Until recently, SWIFT had its data servers on U.S. soil, giving American authorities the jurisdiction they needed to access them. But at the end last year, the servers covering European wire transfers were moved to Switzerland and the Netherlands, forcing the U.S. to seek European consent to continue sifting through SWIFT's database of some 8,000 banks. The U.S. says the information, which includes customer names, account numbers and amounts transferred, is needed to root out the various terrorist organizations that move funds around the world. In 2003, officials say the program helped Thai authorities capture Riduan Isamuddin, also known by the name Hambali, who was the suspected leader of the al-Qaeda terror network in Southeast Asia.

European governments said the bank data legislation, while not perfect, at least required U.S. authorities to abide by several European demands on data protection and improved oversight. Yet despite their pressure — and last-minute pleas by such high-ranking U.S. officials as Vice President Joe Biden, Secretary of State Hillary Clinton and Treasury Secretary Timothy Geithner — the European Parliament voted down the measure on Feb. 11 by a hefty margin of 378-196. After the vote, the Obama Administration called it "a setback for U.S.-E.U. counter-terror cooperation."

Legislators who voted against the pact, however, said it was a victory for civil liberties. "Nobody is challenging the need for finance tracking to fight terrorism," says Reinhard Bütikofer, the leader of the German Parliament members from the Green Party. "But we challenge the idea this can only be done without privacy guarantees. We devalue democracy when we compromise on fundamental rights."

But the democratic system that allowed the Parliament to have a say on the issue is only two months old. Under the E.U.'s Lisbon Treaty, which came into force in December, Parliament members now decide jointly with European governments on legal affairs. And by blocking the SWIFT agreement, they proved that they were not shy about exercising their new powers. Dutch lawmaker Jeanine Hennis-Plasschaert, who led the Parliament's attack on the deal, said if the Obama Administration had proposed such a data-sharing arrangement in the U.S., "we all know what the U.S. Congress would say, don't we?" German lawmaker Martin Schulz was even more vocal, saying the U.S. "wrongly thought it could deal with the European Parliament like Gulliver with the Lilliputians."

Nonetheless, the move enraged other European lawmakers, who said the Parliament was merely pontificating. "The European Parliament has thrown its toys out of the pram and put a crucial counter-terrorism data-sharing agreement with the U.S.A. into jeopardy," said Timothy Kirkhope, a lawmaker from the British Conservative Party. "It is not fair that the U.S.'s efforts to tackle terrorist financing have become embroiled in an argument between E.U. institutions." European and U.S. officials will almost certainly need to craft a different kind of pact now. While Washington could cut individual deals with the banking centers of Belgium, the Netherlands and Switzerland to gain access to their data, officials say a better tactic may be to try an assuage European Parliament concerns over data-protection standards and put the proposal before the body for another vote.

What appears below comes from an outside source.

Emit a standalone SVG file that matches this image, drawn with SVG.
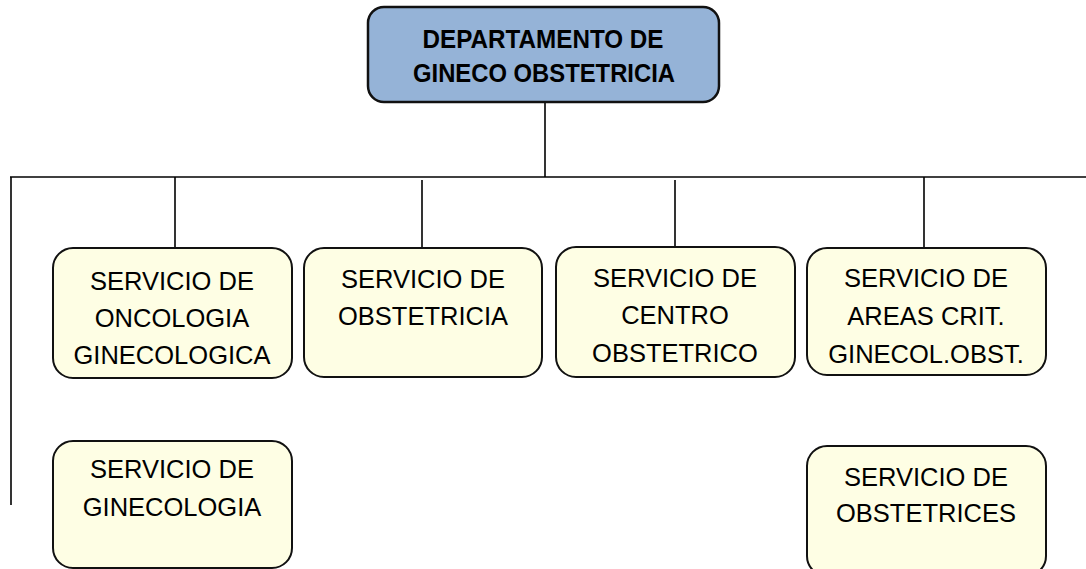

Perhaps the biggest message from the vote is that European governments will now have to adapt to working with an increasingly emboldened Parliament. Thomas Klau, who heads the Paris office of the European Council on Foreign Relations (ECFR), says that while Parliament members were sincere in their concerns over civil liberties, some were perhaps also a little over-excited to exercise their new authority. "The institutional landscape has changed," he says. "This is an early affirmation of the European Parliament's increased powers and self-confidence in the wake of the Lisbon Treaty. And it now has political ambition and the guts to exercise it."